Der Sohn wird dann ganz traurig und meint: ‚Gewiss, Vater, du hast recht mit dem, was du sagst. Dein Urteil ist in jeglicher Hinsicht gerecht; nur, ich habe irgendwie nicht so recht das Gefühl, nach Hause zu kommen. Ich hätte wohl ebenso gut weiterwandern können durch eine Welt, die für mich Fremde ist und mitleidloser Überlebenskampf.‘ Und weil der Sohn daran verzweifelt, eine solch große Schuld jemals abbezahlen zu können, zieht er – weil es jetzt auch schon egal ist und weil es eine Heimat für ihn sowieso nicht mehr gibt – wieder in die Fremde hinaus und verwickelt sich abermals in Schuld, in grausame Spiele des Verletzens und Verletztwerdens.

‚Ich habe es doch gewusst, dass der Junge nichts taugt‘, denkt der Vater bei sich, als ihm einige Monate später ein Reisender vom weiteren Schicksal seines Sohnes berichtet. ‚Na, bloß gut, dass ich ihn nicht so ohne weiteres wieder bei mir aufgenommen habe. Und eine solch unermessliche Schuld, wie er sie jetzt angehäuft hat – die wird er wohl nie mehr abbezahlen können. Aber mir kann es ja egal sein, es ist letzten Endes seine Sache. Am besten, ich vergesse ihn und überlasse ihm seinem Schicksal.‘“

Uwe, der wie immer nichts von solchen komplizierteren Dialogen verstand, war während der ganzen Rede noch immer wie versunken vor der Statue der Jungfrau Maria sitzen geblieben, die nur noch von einem langsam herunterbrennenden Teelicht illuminiert wurde. Es war, als ob ihn Maria in eine wohltuende Energieblase einhüllte und ihn so vor der bitteren, jedoch unausweichlichen Realität abschirmte, welche unser Unterweltsführer vor uns ausbreitete.

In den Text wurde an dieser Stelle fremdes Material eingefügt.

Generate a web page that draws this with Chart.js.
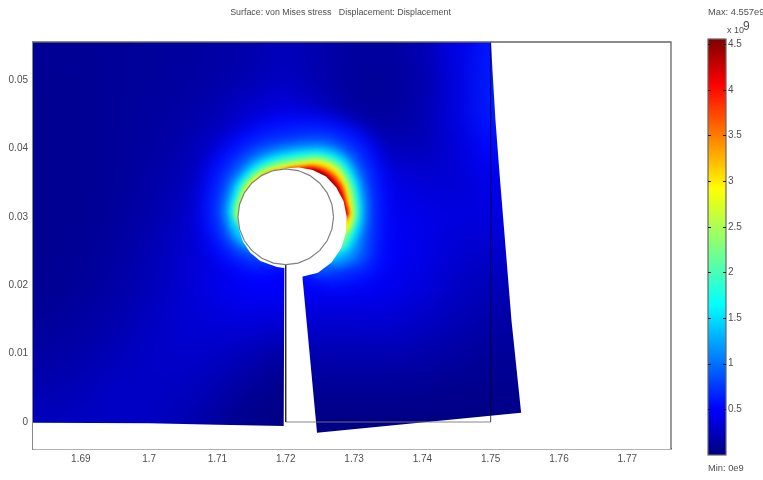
<!DOCTYPE html>
<html><head><meta charset="utf-8">
<style>
html,body{margin:0;padding:0;background:#fff;width:763px;height:480px;overflow:hidden}
canvas{position:absolute;top:0;filter:blur(0.45px)}
#main{left:0}
#bar{left:690px}
</style>
<script src="https://cdn.jsdelivr.net/npm/chart.js@4"></script>
</head><body>
<canvas id="main" width="763" height="480"></canvas>
<canvas id="bar" width="73" height="480"></canvas>
<script>
const xTicks=[1.69,1.7,1.71,1.72,1.73,1.74,1.75,1.76,1.77];
const yTicks=[0,0.01,0.02,0.03,0.04,0.05];
const barTicks=[0.5,1,1.5,2,2.5,3,3.5,4,4.5];
const titleText='Surface: von Mises stress   Displacement: Displacement';
const maxText='Max: 4.557e9', minText='Min: 0e9';
const fieldMax=4.557;
// background von Mises field, in units of 1e9
const cellXs=[1.685,1.69,1.695,1.7,1.705,1.71,1.715,1.72,1.725,1.73,1.735,1.74,1.745,1.75,1.755];
const cellYs=[0.055,0.05,0.045,0.04,0.035,0.03,0.025,0.02,0.015,0.01,0.005,0];
const cellValues=[
[.09,.09,.10,.11,.12,.14,.18,.24,.18,.13,.13,.20,.40,.60,.65],
[.08,.08,.10,.11,.13,.16,.20,.26,.18,.11,.10,.17,.38,.62,.70],
[.07,.08,.10,.12,.15,.20,.33,.42,.28,.12,.11,.18,.38,.62,.70],
[.07,.08,.10,.13,.18,.32,.45,.55,.45,.38,.24,.22,.35,.52,.60],
[.07,.08,.10,.15,.22,.38,.50,.55,.55,.50,.42,.34,.32,.42,.45],
[.07,.08,.11,.17,.27,.42,.50,.50,.55,.50,.45,.42,.38,.38,.40],
[.07,.09,.13,.20,.30,.42,.50,.50,.55,.50,.48,.42,.32,.30,.32],
[.08,.10,.15,.22,.31,.42,.50,.50,.50,.48,.45,.38,.28,.22,.22],
[.10,.13,.18,.25,.32,.36,.38,.35,.32,.33,.34,.28,.22,.16,.15],
[.14,.17,.22,.28,.30,.28,.22,.14,.20,.20,.20,.18,.14,.10,.10],
[.19,.22,.27,.28,.26,.20,.10,.04,.09,.09,.09,.08,.06,.05,.07],
[.24,.26,.28,.27,.20,.12,.04,.01,.02,.02,.02,.02,.02,.02,.05]];
// stress concentration round the hole: radius of each level along each ray from the hole centre
const holeCentre=[1.72,0.03], radiusUnit=1/6840;
const contourLevels=[.5,.6,.8,1,1.3,1.6,1.9,2.2,2.5,2.8,3.1,3.4,3.7,4,4.3];
const contourBlur=[5,4,3,2.2,1.6,1.2,1,.9,.9,.8,.8,.6,.6,.6,1];
const contourAngles=[-90,-60,-45,-30,-15,0,15,30,45,60,75,90,105,120,135,150,180,210,240,270];
const contourRadii=[
[50,48,40,40,40,40,40,40,40,40,40,40,40,40,40],
[84,74,66,40,40,40,40,40,40,40,40,40,40,40,40],
[100,88,76,70,62,40,40,40,40,40,40,40,40,40,40],
[112,100,90,81,72,66.5,64.5,60,40,40,40,40,40,40,40],
[106,96,87,80,75,70.5,67,65,63,61,55,40,40,40,40],
[104,94,86,81,77,74,71.5,69.5,68,66,64.5,63,61.5,60.5,57],
[106,96,88,83,78.5,75.5,73,70.5,68.5,66.5,65,63.5,62,60.5,59],
[111,101,92,86,81.5,78,75,72.5,70.5,68.5,67,65,63,61,59.5],
[116,104,94,88,83.5,79,76,73.5,71,69,66.5,64,62,60,58],
[112,100,91,84,78.5,74,71,68.5,66,63.5,61.5,59.5,57.5,56,54.5],
[106,94,83,76,70.5,66.5,62.5,59.5,57.5,55.5,54,52.5,51,49,40],
[100,88,77,71,65.5,61,58,55,53,51,49.5,48.5,47,40,40],
[98,86,76,69,63.5,59,56,53.5,51.5,50,48.5,40,40,40,40],
[96,84,75,68,62.5,58.5,55,53,51,49.5,48,40,40,40,40],
[94,82,73,66,61,57.5,54.5,52.5,50.5,49,40,40,40,40,40],
[92,80,71,65,60,56.5,53.5,51.5,49.5,48,40,40,40,40,40],
[86,76,67,62,57.5,54,52,50,48.5,40,40,40,40,40,40],
[80,70,62,56,51,40,40,40,40,40,40,40,40,40,40],
[68,60,50,40,40,40,40,40,40,40,40,40,40,40,40],
[50,48,40,40,40,40,40,40,40,40,40,40,40,40,40]];
// deformed body boundary
const bottomLeftX=[1.683,1.7,1.71,1.7197,1.7198];
const bottomLeftY=[-0.0001,-0.0002,-0.0004,-0.0006,0.0225];
const holeAngles=[-100,-120,-135,-150,-165,-180,-195,-210,-225,-240,-255,-270,-285,-300,-315,-330,-345,-360,-375,-390,-405,-420,-434];
const holeRadii=[51,51,50.5,49.5,48.5,48,48,48,48,48,48,48.5,51,54,57,58.5,60,61,62.3,63.8,64.8,64.5,62];
const rightEdgeX=[1.72244,1.72458,1.75446,1.75304,1.75202,1.75129,1.7507,1.75026,1.75004];
const rightEdgeY=[0.02124,-0.00156,0.00136,0.01491,0.02749,0.0364,0.04415,0.05146,0.05556];
const plotX=[1.683,1.7764], plotY=[-0.00395,0.05556];
// undeformed geometry
const slotX=[1.72,1.72], slotY=[0.023,0];
const baseX=[1.72,1.75], baseY=[0,0];
const edgeX=[1.75,1.75], edgeY=[0,0.05556];
const circleRadius=0.007;
const circleAngles=[0,15,30,45,60,75,90,105,120,135,150,165,180,195,210,225,240,255,270,285,300,315,330,345,360];

const jetStops=[[0,0,0,127],[.11,0,0,255],[.36,0,255,255],[.64,255,255,0],[.89,255,0,0],[1,127,0,0]];
function jet(v){
  const t=Math.min(1,Math.max(0,v/fieldMax));
  for(let i=1;i<jetStops.length;i++){
    if(t<=jetStops[i][0]){
      const a=jetStops[i-1],b=jetStops[i],f=(t-a[0])/(b[0]-a[0]);
      return 'rgb('+[1,2,3].map(k=>Math.round(a[k]+(b[k]-a[k])*f)).join(',')+')';
    }
  }
  return 'rgb(127,0,0)';
}
const polar=(deg,r)=>({x:holeCentre[0]+r*Math.cos(deg*Math.PI/180),y:holeCentre[1]+r*Math.sin(deg*Math.PI/180)});
const zip=(xs,ys)=>xs.map((x,i)=>({x,y:ys[i]}));

const cellPts=[],cellCols=[];
cellYs.forEach((y,r)=>cellXs.forEach((x,c)=>{cellPts.push({x,y});cellCols.push(jet(cellValues[r][c]));}));

const datasets=[];
datasets.push({label:'field',data:cellPts,showLine:false,pointStyle:'rect',pointRadius:25,pointHoverRadius:25,pointBorderWidth:0,pointBackgroundColor:cellCols});
const contourFirst=datasets.length;
contourLevels.forEach((lv,i)=>{
  const next=i+1<contourLevels.length?contourLevels[i+1]:fieldMax;
  datasets.push({label:'level '+lv,showLine:true,pointRadius:0,borderWidth:0,tension:0.35,fill:'shape',
    backgroundColor:jet((lv+next)/2),
    data:contourAngles.map((a,k)=>polar(a,contourRadii[k][i]*radiusUnit))});
});
const outside=[{x:plotX[0],y:plotY[0]}]
  .concat(zip(bottomLeftX,bottomLeftY))
  .concat(holeAngles.map((a,i)=>polar(a,holeRadii[i]*radiusUnit)))
  .concat(zip(rightEdgeX,rightEdgeY))
  .concat([{x:plotX[1],y:plotY[1]},{x:plotX[1],y:plotY[0]},{x:plotX[0],y:plotY[0]}]);
datasets.push({label:'outside',data:outside,showLine:true,pointRadius:0,borderWidth:0,tension:0,fill:'shape',backgroundColor:'#ffffff'});
datasets.push({label:'base',data:zip(baseX,baseY),showLine:true,pointRadius:0,borderWidth:1.3,borderColor:'rgba(120,120,120,0.6)',tension:0});
datasets.push({label:'edge',data:zip(edgeX,edgeY),showLine:true,pointRadius:0,borderWidth:1,borderColor:'rgba(0,0,40,0.75)',tension:0});
datasets.push({label:'slot',data:zip(slotX,slotY),showLine:true,pointRadius:0,borderWidth:1.4,borderColor:'#222',tension:0});
datasets.push({label:'hole',data:circleAngles.map(a=>polar(a,circleRadius)),showLine:true,pointRadius:0,borderWidth:1.2,borderColor:'#808080',tension:0});
datasets.forEach((d,i)=>{d.order=1000-i;});

function softenArea(chart,px){
  const a=chart.chartArea,c=chart.ctx,dpr=chart.currentDevicePixelRatio||1;
  c.save();
  c.beginPath();c.rect(a.left,a.top,a.right-a.left,a.bottom-a.top);c.clip();
  c.filter='blur('+px+'px)';
  c.drawImage(chart.canvas,a.left*dpr,a.top*dpr,(a.right-a.left)*dpr,(a.bottom-a.top)*dpr,a.left,a.top,a.right-a.left,a.bottom-a.top);
  c.restore();
}
const softener={id:'softener',afterDatasetDraw(chart,args){
  if(args.index===0)softenArea(chart,13);
  const k=args.index-contourFirst;
  if(k>=0&&k<contourLevels.length)softenArea(chart,contourBlur[k]);
}};
const textColor='#4f4f4f';
const font={family:'"Liberation Sans",Arial,sans-serif',size:10};
const frame={id:'frame',afterDraw(chart){
  const a=chart.chartArea,c=chart.ctx;c.save();c.strokeStyle='#666';c.lineWidth=1.3;
  c.beginPath();c.moveTo(a.left,a.top);c.lineTo(a.right,a.top);c.lineTo(a.right,a.bottom);c.stroke();
  c.fillStyle=textColor;c.font='8.85px "Liberation Sans",Arial,sans-serif';c.textAlign='center';c.textBaseline='alphabetic';
  c.fillText(titleText,340.5,15);
  c.restore();
}};

new Chart(document.getElementById('main'),{
  type:'scatter',
  data:{datasets},
  plugins:[softener,frame],
  options:{responsive:false,animation:false,events:[],
    layout:{padding:{left:0,top:42,right:92,bottom:0}},
    plugins:{legend:{display:false},tooltip:{enabled:false},title:{display:false}},
    scales:{
      x:{type:'linear',min:plotX[0],max:plotX[1],
        afterBuildTicks(s){s.ticks=xTicks.map(value=>({value}));},
        afterFit(s){s.height=31;},
        grid:{display:false,drawTicks:false},
        border:{display:true,color:'#666',width:1.5},
        ticks:{color:textColor,font,padding:4,maxRotation:0,autoSkip:false,callback:v=>String(+v.toFixed(2))}},
      y:{type:'linear',min:plotY[0],max:plotY[1],
        afterBuildTicks(s){s.ticks=yTicks.map(value=>({value}));},
        afterFit(s){s.width=33;},
        grid:{display:false,drawTicks:false},
        border:{display:true,color:'#888',width:1.5},
        ticks:{color:textColor,font,padding:5,autoSkip:false,callback:v=>String(+v.toFixed(2))}}
    }
  }
});

const barFill=ctx=>{
  const ch=ctx.chart,s=ch.scales.y;
  if(!s||!ch.chartArea)return '#00f';
  const g=ch.ctx.createLinearGradient(0,s.getPixelForValue(0),0,s.getPixelForValue(fieldMax));
  jetStops.forEach(p=>g.addColorStop(p[0],'rgb('+p[1]+','+p[2]+','+p[3]+')'));
  return g;
};
const barDecor={id:'barDecor',afterDraw(chart){
  const a=chart.chartArea,c=chart.ctx,s=chart.scales.y;
  c.save();c.strokeStyle='#666';c.lineWidth=1.2;c.strokeRect(a.left,a.top,a.right-a.left,a.bottom-a.top);
  c.strokeStyle='#111';c.lineWidth=1;
  barTicks.forEach(v=>{const y=Math.round(s.getPixelForValue(v))+.5;
    c.beginPath();c.moveTo(a.left,y);c.lineTo(a.left+3,y);c.moveTo(a.right-3,y);c.lineTo(a.right,y);c.stroke();});
  c.fillStyle=textColor;c.font='9.3px "Liberation Sans",Arial,sans-serif';c.textBaseline='alphabetic';
  c.fillText(maxText,18,15);
  c.fillText(minText,18,471);
  c.font='9px "Liberation Sans",Arial,sans-serif';
  c.fillText('x 10',37,33);
  c.font='12px "Liberation Sans",Arial,sans-serif';
  c.fillText('9',53,30);
  c.restore();
}};
new Chart(document.getElementById('bar'),{
  type:'bar',
  data:{labels:['stress'],datasets:[{data:[[0,fieldMax]],backgroundColor:barFill,barPercentage:1,categoryPercentage:1,borderWidth:0}]},
  plugins:[barDecor],
  options:{responsive:false,animation:false,events:[],
    layout:{padding:{left:18,top:39,right:0,bottom:25}},
    plugins:{legend:{display:false},tooltip:{enabled:false}},
    scales:{
      x:{display:false},
      y:{position:'right',min:0,max:fieldMax,
        afterBuildTicks(s){s.ticks=barTicks.map(value=>({value}));},
        afterFit(s){s.width=37;},
        grid:{display:false,drawTicks:false},border:{display:false},
        ticks:{color:textColor,font,padding:2,autoSkip:false,callback:v=>String(v)}}
    }
  }
});
</script>
</body></html>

Wir mussten ans Gehen denken, bevor noch dieses letzte Licht in der Krypta erloschen sein würde. Ich sagte also zu unserem Begleiter, obwohl ich rhetorisch längst von ihm besiegt war und nur, um noch einmal etwas zu erwidertn, bevor ich endgültig aufgab: „Das klingt alles ganz einleuchtend, mein Herr, aber irgendwie hätte ich mir den lieben Gott anders vorgestellt.“

Der kleine Mann lächelte kalt und meinte: „Wer sagt denn, dass die Geschichte vom lieben Gott handelt?“

Mit diesen Worten drehte er sich um und ließ uns allein in der leeren Krypta stehen. Die Finsternis verschluckte ihn, so dass seine Gestalt nicht mehr von ihr zu unterscheiden war.